- **WHAT IS NEEDED**
Return each line of the listing below, unchanged, and omit the images.

- **PROVIDED DATA**

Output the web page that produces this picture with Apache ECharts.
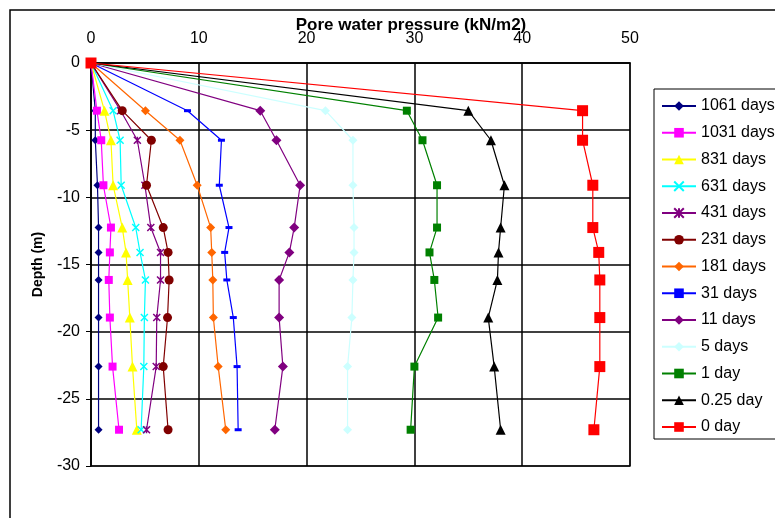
<!DOCTYPE html>
<html>
<head>
<meta charset="utf-8">
<script src="https://cdn.jsdelivr.net/npm/echarts@6/dist/echarts.min.js"></script>
<style>
html,body{margin:0;padding:0;background:#fff;}
#chart{width:775px;height:518px;}
</style>
</head>
<body>
<div id="chart"></div>
<script>
// Depths (m), shared by all series
var depths = [0, -3.55, -5.75, -9.1, -12.25, -14.1, -16.15, -18.95, -22.6, -27.3];

// Series names
var seriesNames = ['1061 days','1031 days','831 days','631 days','431 days','231 days','181 days','31 days','11 days','5 days','1 day','0.25 day','0 day'];

// Pore water pressure values (kN/m2) at each depth
var p1061 = [0, 0.4, 0.4, 0.6, 0.7, 0.7, 0.7, 0.7, 0.7, 0.7];
var p1031 = [0, 0.55, 0.95, 1.15, 1.85, 1.75, 1.65, 1.75, 2.0, 2.6];
var p831  = [0, 1.25, 1.85, 2.05, 2.9, 3.25, 3.4, 3.6, 3.85, 4.25];
var p631  = [0, 2.05, 2.7, 2.8, 4.15, 4.55, 5.05, 4.95, 4.9, 4.65];
var p431  = [0, 2.75, 4.3, 5.0, 5.55, 6.45, 6.45, 6.1, 6.05, 5.15];
var p231  = [0, 2.9, 5.6, 5.15, 6.7, 7.15, 7.25, 7.1, 6.7, 7.15];
var p181  = [0, 5.05, 8.25, 9.85, 11.1, 11.2, 11.3, 11.35, 11.8, 12.5];
var p31   = [0, 8.95, 12.1, 11.9, 12.8, 12.4, 12.6, 13.2, 13.55, 13.65];
var p11   = [0, 15.7, 17.2, 19.4, 18.85, 18.4, 17.45, 17.45, 17.8, 17.05];
var p5    = [0, 21.75, 24.3, 24.3, 24.4, 24.4, 24.3, 24.2, 23.8, 23.8];
var p1    = [0, 29.3, 30.75, 32.1, 32.1, 31.4, 31.85, 32.2, 30.0, 29.65];
var p025  = [0, 35.0, 37.1, 38.35, 38.0, 37.8, 37.7, 36.85, 37.4, 38.0];
var p0    = [0, 45.6, 45.6, 46.55, 46.55, 47.1, 47.2, 47.2, 47.2, 46.65];

// Axis ticks
var xTicks = [0, 10, 20, 30, 40, 50];
var yTicks = [0, -5, -10, -15, -20, -25, -30];

var xTitle = 'Pore water pressure (kN/m2)';
var yTitle = 'Depth (m)';

var values = [p1061, p1031, p831, p631, p431, p231, p181, p31, p11, p5, p1, p025, p0];
var colors = ['#000080','#FF00FF','#FFFF00','#00FFFF','#800080','#800000','#FF6600','#0000FF','#800080','#CCFFFF','#008000','#000000','#FF0000'];
var symbols = ['diamond','rect','triangle','path://M0,0L10,10M10,0L0,10','path://M0,0L10,10M10,0L0,10M5,0L5,10','circle','diamond','rect','diamond','diamond','rect','triangle','rect'];
var sizes = [8, 8, 10, 7, 7, 9, 9, [7,3], 10, 9, 8, 10, 11];

function pairs(v){ return v.map(function(x,i){ return [x, depths[i]]; }); }

var series = values.map(function(v, i){
  var stroke = (i === 3 || i === 4);
  return {
    name: seriesNames[i],
    type: 'line',
    data: pairs(v),
    symbol: symbols[i],
    symbolSize: sizes[i],
    showAllSymbol: true,
    lineStyle: {color: colors[i], width: 1.2},
    itemStyle: stroke ? {color: colors[i], borderColor: colors[i], borderWidth: 1.5} : {color: colors[i], borderWidth: 0},
    animation: false
  };
});

var chart = echarts.init(document.getElementById('chart'), null, {renderer: 'canvas'});
var fontFam = '"Liberation Sans", Arial, sans-serif';
chart.setOption({
  animation: false,
  backgroundColor: '#fff',
  graphic: [{
    type: 'rect', shape: {x: 10, y: 10, width: 800, height: 600},
    style: {fill: 'none', stroke: '#000', lineWidth: 1.5}, z: -10, silent: true
  }, {
    type: 'text', x: 411, y: 25, silent: true,
    style: {text: xTitle, fontFamily: fontFam, fontSize: 17, fontWeight: 'bold', fill: '#000', align: 'center', verticalAlign: 'middle'}
  }],
  grid: {left: 91, right: 145, top: 63, bottom: 52, show: true, borderColor: '#808080', borderWidth: 2, backgroundColor: '#fff'},
  xAxis: {
    type: 'value', position: 'top', min: xTicks[0], max: xTicks[xTicks.length-1], interval: 10,
    axisLine: {lineStyle: {color: '#000', width: 1.5}},
    axisTick: {show: false},
    axisLabel: {fontFamily: fontFam, fontSize: 16, color: '#000', margin: 16},
    splitLine: {show: true, lineStyle: {color: '#000', width: 1.5}}
  },
  yAxis: {
    type: 'value', min: yTicks[yTicks.length-1], max: yTicks[0], interval: 5,
    name: yTitle, nameLocation: 'middle', nameGap: 46, nameRotate: 90,
    nameTextStyle: {fontFamily: fontFam, fontSize: 14, fontWeight: 'bold', color: '#000'},
    axisLine: {lineStyle: {color: '#000', width: 1.5}},
    axisTick: {show: true, length: 5, lineStyle: {color: '#000'}},
    axisLabel: {fontFamily: fontFam, fontSize: 16, color: '#000', margin: 11},
    splitLine: {show: true, lineStyle: {color: '#000', width: 1.5}}
  },
  legend: {
    orient: 'vertical', left: 654, top: 89,
    padding: [9, 40, 4, 7],
    itemWidth: 34, itemHeight: 12, itemGap: 10.75,
    borderColor: '#000', borderWidth: 1,
    textStyle: {fontFamily: fontFam, fontSize: 16, lineHeight: 16, color: '#000'},
    data: seriesNames
  },
  series: series
});
</script>
</body>
</html>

- **RIGHT ANSWER**
Output the web page that produces this picture with Apache ECharts.
<!DOCTYPE html>
<html>
<head>
<meta charset="utf-8">
<script src="https://cdn.jsdelivr.net/npm/echarts@6/dist/echarts.min.js"></script>
<style>
html,body{margin:0;padding:0;background:#fff;}
#chart{width:775px;height:518px;}
</style>
</head>
<body>
<div id="chart"></div>
<script>
// Depths (m), shared by all series
var depths = [0, -3.55, -5.75, -9.1, -12.25, -14.1, -16.15, -18.95, -22.6, -27.3];

// Series names
var seriesNames = ['1061 days','1031 days','831 days','631 days','431 days','231 days','181 days','31 days','11 days','5 days','1 day','0.25 day','0 day'];

// Pore water pressure values (kN/m2) at each depth
var p1061 = [0, 0.4, 0.4, 0.6, 0.7, 0.7, 0.7, 0.7, 0.7, 0.7];
var p1031 = [0, 0.55, 0.95, 1.15, 1.85, 1.75, 1.65, 1.75, 2.0, 2.6];
var p831  = [0, 1.25, 1.85, 2.05, 2.9, 3.25, 3.4, 3.6, 3.85, 4.25];
var p631  = [0, 2.05, 2.7, 2.8, 4.15, 4.55, 5.05, 4.95, 4.9, 4.65];
var p431  = [0, 2.75, 4.3, 5.0, 5.55, 6.45, 6.45, 6.1, 6.05, 5.15];
var p231  = [0, 2.9, 5.6, 5.15, 6.7, 7.15, 7.25, 7.1, 6.7, 7.15];
var p181  = [0, 5.05, 8.25, 9.85, 11.1, 11.2, 11.3, 11.35, 11.8, 12.5];
var p31   = [0, 8.95, 12.1, 11.9, 12.8, 12.4, 12.6, 13.2, 13.55, 13.65];
var p11   = [0, 15.7, 17.2, 19.4, 18.85, 18.4, 17.45, 17.45, 17.8, 17.05];
var p5    = [0, 21.75, 24.3, 24.3, 24.4, 24.4, 24.3, 24.2, 23.8, 23.8];
var p1    = [0, 29.3, 30.75, 32.1, 32.1, 31.4, 31.85, 32.2, 30.0, 29.65];
var p025  = [0, 35.0, 37.1, 38.35, 38.0, 37.8, 37.7, 36.85, 37.4, 38.0];
var p0    = [0, 45.6, 45.6, 46.55, 46.55, 47.1, 47.2, 47.2, 47.2, 46.65];

// Axis ticks
var xTicks = [0, 10, 20, 30, 40, 50];
var yTicks = [0, -5, -10, -15, -20, -25, -30];

var xTitle = 'Pore water pressure (kN/m2)';
var yTitle = 'Depth (m)';

var values = [p1061, p1031, p831, p631, p431, p231, p181, p31, p11, p5, p1, p025, p0];
var colors = ['#000080','#FF00FF','#FFFF00','#00FFFF','#800080','#800000','#FF6600','#0000FF','#800080','#CCFFFF','#008000','#000000','#FF0000'];
var symbols = ['diamond','rect','triangle','path://M0,0L10,10M10,0L0,10','path://M0,0L10,10M10,0L0,10M5,0L5,10','circle','diamond','rect','diamond','diamond','rect','triangle','rect'];
var sizes = [8, 8, 10, 7, 7, 9, 9, [7,3], 10, 9, 8, 10, 11];

function pairs(v){ return v.map(function(x,i){ return [x, depths[i]]; }); }

var series = values.map(function(v, i){
  var stroke = (i === 3 || i === 4);
  return {
    name: seriesNames[i],
    type: 'line',
    data: pairs(v),
    symbol: symbols[i],
    symbolSize: sizes[i],
    showAllSymbol: true,
    lineStyle: {color: colors[i], width: 1.2},
    itemStyle: stroke ? {color: colors[i], borderColor: colors[i], borderWidth: 1.5} : {color: colors[i], borderWidth: 0},
    animation: false
  };
});

var chart = echarts.init(document.getElementById('chart'), null, {renderer: 'canvas'});
var fontFam = '"Liberation Sans", Arial, sans-serif';
chart.setOption({
  animation: false,
  backgroundColor: '#fff',
  graphic: [{
    type: 'rect', shape: {x: 10, y: 10, width: 800, height: 600},
    style: {fill: 'none', stroke: '#000', lineWidth: 1.5}, z: -10, silent: true
  }, {
    type: 'text', x: 411, y: 25, silent: true,
    style: {text: xTitle, fontFamily: fontFam, fontSize: 17, fontWeight: 'bold', fill: '#000', align: 'center', verticalAlign: 'middle'}
  }],
  grid: {left: 91, right: 145, top: 63, bottom: 52, show: true, borderColor: '#808080', borderWidth: 2, backgroundColor: '#fff'},
  xAxis: {
    type: 'value', position: 'top', min: xTicks[0], max: xTicks[xTicks.length-1], interval: 10,
    axisLine: {lineStyle: {color: '#000', width: 1.5}},
    axisTick: {show: false},
    axisLabel: {fontFamily: fontFam, fontSize: 16, color: '#000', margin: 16},
    splitLine: {show: true, lineStyle: {color: '#000', width: 1.5}}
  },
  yAxis: {
    type: 'value', min: yTicks[yTicks.length-1], max: yTicks[0], interval: 5,
    name: yTitle, nameLocation: 'middle', nameGap: 46, nameRotate: 90,
    nameTextStyle: {fontFamily: fontFam, fontSize: 14, fontWeight: 'bold', color: '#000'},
    axisLine: {lineStyle: {color: '#000', width: 1.5}},
    axisTick: {show: true, length: 5, lineStyle: {color: '#000'}},
    axisLabel: {fontFamily: fontFam, fontSize: 16, color: '#000', margin: 11},
    splitLine: {show: true, lineStyle: {color: '#000', width: 1.5}}
  },
  legend: {
    orient: 'vertical', left: 654, top: 89,
    padding: [9, 40, 4, 7],
    itemWidth: 34, itemHeight: 12, itemGap: 10.75,
    borderColor: '#000', borderWidth: 1,
    textStyle: {fontFamily: fontFam, fontSize: 16, lineHeight: 16, color: '#000'},
    data: seriesNames
  },
  series: series
});
</script>
</body>
</html>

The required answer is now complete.